Sometimes Calculus students are under the impression that in situations like this there is a unique $\delta$ that works for the given $\epsilon$ and that there is some miracle formula or computation for finding it.

This is not the case. In certain situations there are obvious choices for $\delta$, in certain situations there are not. In any case you are asking for some $\delta\gt 0$ (!!!) such that for all $x$ with $|x-(-2)|\lt\delta$ we have $|x^3-(-8)|\lt 0.2$. Once you have found some $\delta\gt 0$ that does it, every smaller $\delta\gt 0$ will work as well.
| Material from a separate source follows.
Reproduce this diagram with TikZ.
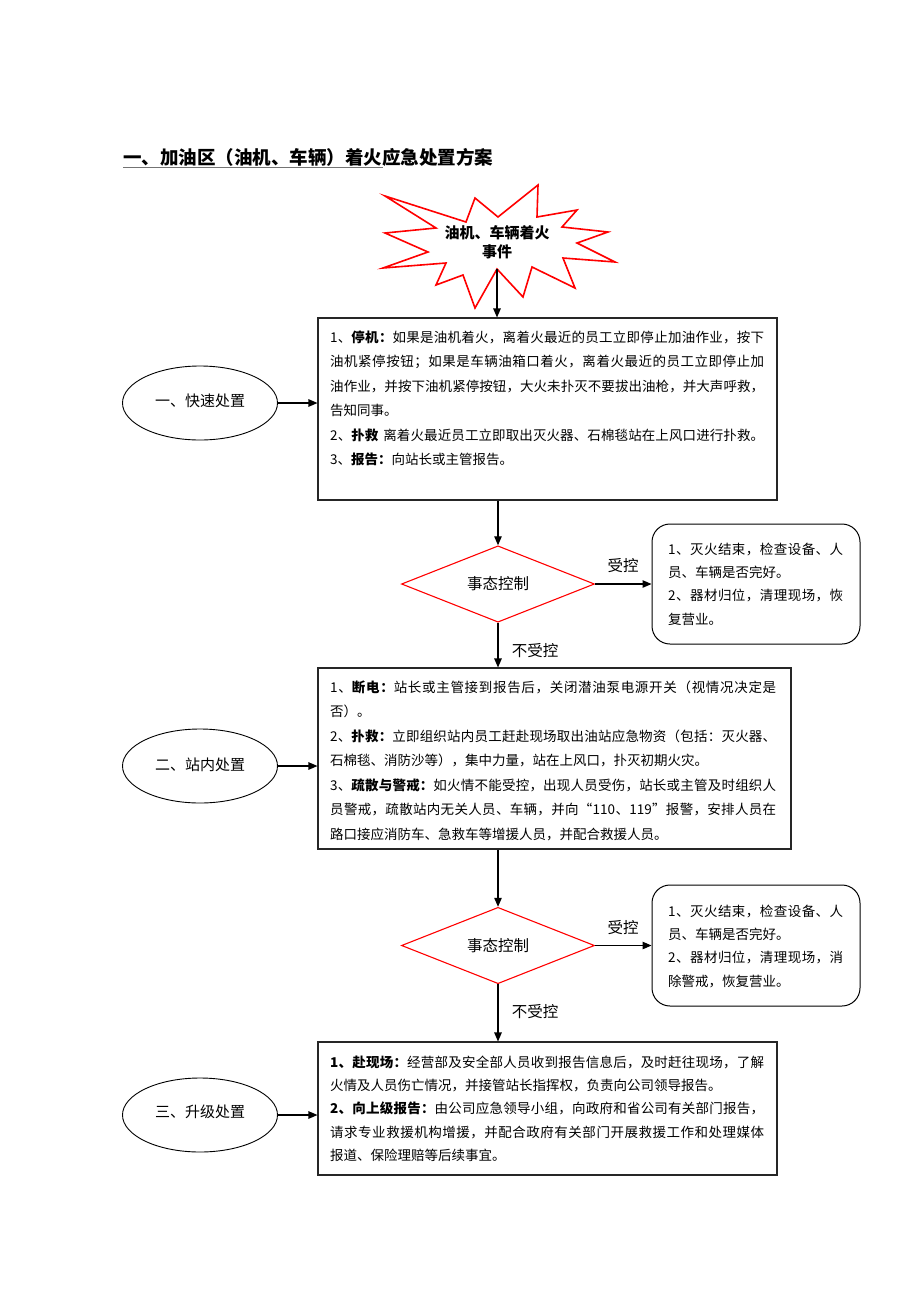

This means that you can guess some $\delta$ and check whether it works. In this case this is not so difficult as $x^3$ increases if $x$ increases. So you only have to check what happens if you plug $x=-2-\delta$ and $x=-2+\delta$ into $x^3$ and then for all $x$ with $|x-(-2)|$ you will get values of $x^3$ that fall between these two extremes.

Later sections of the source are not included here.